#### RAW DATA ####
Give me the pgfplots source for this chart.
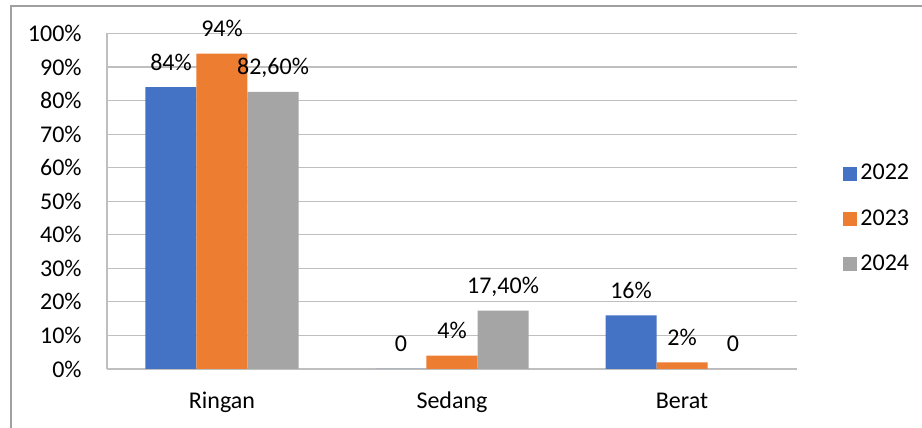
\documentclass[border=0pt]{standalone}
\usepackage{fontspec}
\setmainfont{Carlito}
\usepackage{pgfplots}
\pgfplotsset{compat=1.18}
\definecolor{c2022}{RGB}{68,114,196}
\definecolor{c2023}{RGB}{237,125,49}
\definecolor{c2024}{RGB}{165,165,165}
\definecolor{gridc}{RGB}{191,191,191}
\definecolor{framec}{RGB}{160,160,160}

\begin{document}
\fontsize{12pt}{14pt}\selectfont
\begin{tikzpicture}
\path[use as bounding box] (-53.5pt,-29.5pt) rectangle (407.5pt,184.5pt);
\draw[framec, line width=0.8pt] (-48pt,-29.5pt) -- (-48pt,181.5pt) -- (407.5pt,181.5pt);
\begin{axis}[
    scale only axis,
    width=345pt, height=167.75pt,
    ybar=0pt, bar width=25.5pt,
    xmin=-0.5, xmax=2.5,
    ymin=0, ymax=100,
    xtick={0,1,2},
    xticklabels={Ringan,Sedang,Berat},
    ytick={0,10,...,100},
    yticklabel={\pgfmathprintnumber{\tick}\%},
    /pgf/number format/assume math mode=true,
    major tick length=0pt,
    ymajorgrids,
    grid style={gridc, line width=0.6pt},
    axis x line*=bottom,
    axis y line*=left,
    x axis line style={draw=none},
    y axis line style={gridc, line width=0.6pt},
    yticklabel style={xshift=-8.5pt},
    xticklabel style={anchor=base, yshift=-20pt},
    tick label style={font=\fontsize{12pt}{14pt}\selectfont},
    clip=false,
    point meta=explicit symbolic,
    nodes near coords,
    every node near coord/.append style={anchor=base, yshift=8.5pt, font=\fontsize{12pt}{14pt}\selectfont, text=black},
    legend style={draw=none, at={(1.058,0.447)}, anchor=west,
        font=\fontsize{12pt}{14pt}\selectfont, row sep=9pt,
        nodes={inner xsep=1.5pt}},
    legend cell align=left,
    legend image code/.code={\fill[#1] (0pt,-3.5pt) rectangle (7pt,3.5pt);},
]
\addplot[fill=c2022, draw=none] coordinates {(0,84) [84\%] (1,0) [0] (2,16) [16\%]};
\addplot[fill=c2023, draw=none] coordinates {(0,94) [94\%] (1,4) [4\%] (2,2) [2\%]};
\addplot[fill=c2024, draw=none] coordinates {(0,82.6) [82,60\%] (1,17.4) [17,40\%] (2,0) [0]};
\legend{2022,2023,2024}
\end{axis}
\end{tikzpicture}
\end{document}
####
EXERCISE AIM: Reproduce every line above as written, skipping pictures.

RESULT BELOW:
Give me the pgfplots source for this chart.
\documentclass[border=0pt]{standalone}
\usepackage{fontspec}
\setmainfont{Carlito}
\usepackage{pgfplots}
\pgfplotsset{compat=1.18}
\definecolor{c2022}{RGB}{68,114,196}
\definecolor{c2023}{RGB}{237,125,49}
\definecolor{c2024}{RGB}{165,165,165}
\definecolor{gridc}{RGB}{191,191,191}
\definecolor{framec}{RGB}{160,160,160}

\begin{document}
\fontsize{12pt}{14pt}\selectfont
\begin{tikzpicture}
\path[use as bounding box] (-53.5pt,-29.5pt) rectangle (407.5pt,184.5pt);
\draw[framec, line width=0.8pt] (-48pt,-29.5pt) -- (-48pt,181.5pt) -- (407.5pt,181.5pt);
\begin{axis}[
    scale only axis,
    width=345pt, height=167.75pt,
    ybar=0pt, bar width=25.5pt,
    xmin=-0.5, xmax=2.5,
    ymin=0, ymax=100,
    xtick={0,1,2},
    xticklabels={Ringan,Sedang,Berat},
    ytick={0,10,...,100},
    yticklabel={\pgfmathprintnumber{\tick}\%},
    /pgf/number format/assume math mode=true,
    major tick length=0pt,
    ymajorgrids,
    grid style={gridc, line width=0.6pt},
    axis x line*=bottom,
    axis y line*=left,
    x axis line style={draw=none},
    y axis line style={gridc, line width=0.6pt},
    yticklabel style={xshift=-8.5pt},
    xticklabel style={anchor=base, yshift=-20pt},
    tick label style={font=\fontsize{12pt}{14pt}\selectfont},
    clip=false,
    point meta=explicit symbolic,
    nodes near coords,
    every node near coord/.append style={anchor=base, yshift=8.5pt, font=\fontsize{12pt}{14pt}\selectfont, text=black},
    legend style={draw=none, at={(1.058,0.447)}, anchor=west,
        font=\fontsize{12pt}{14pt}\selectfont, row sep=9pt,
        nodes={inner xsep=1.5pt}},
    legend cell align=left,
    legend image code/.code={\fill[#1] (0pt,-3.5pt) rectangle (7pt,3.5pt);},
]
\addplot[fill=c2022, draw=none] coordinates {(0,84) [84\%] (1,0) [0] (2,16) [16\%]};
\addplot[fill=c2023, draw=none] coordinates {(0,94) [94\%] (1,4) [4\%] (2,2) [2\%]};
\addplot[fill=c2024, draw=none] coordinates {(0,82.6) [82,60\%] (1,17.4) [17,40\%] (2,0) [0]};
\legend{2022,2023,2024}
\end{axis}
\end{tikzpicture}
\end{document}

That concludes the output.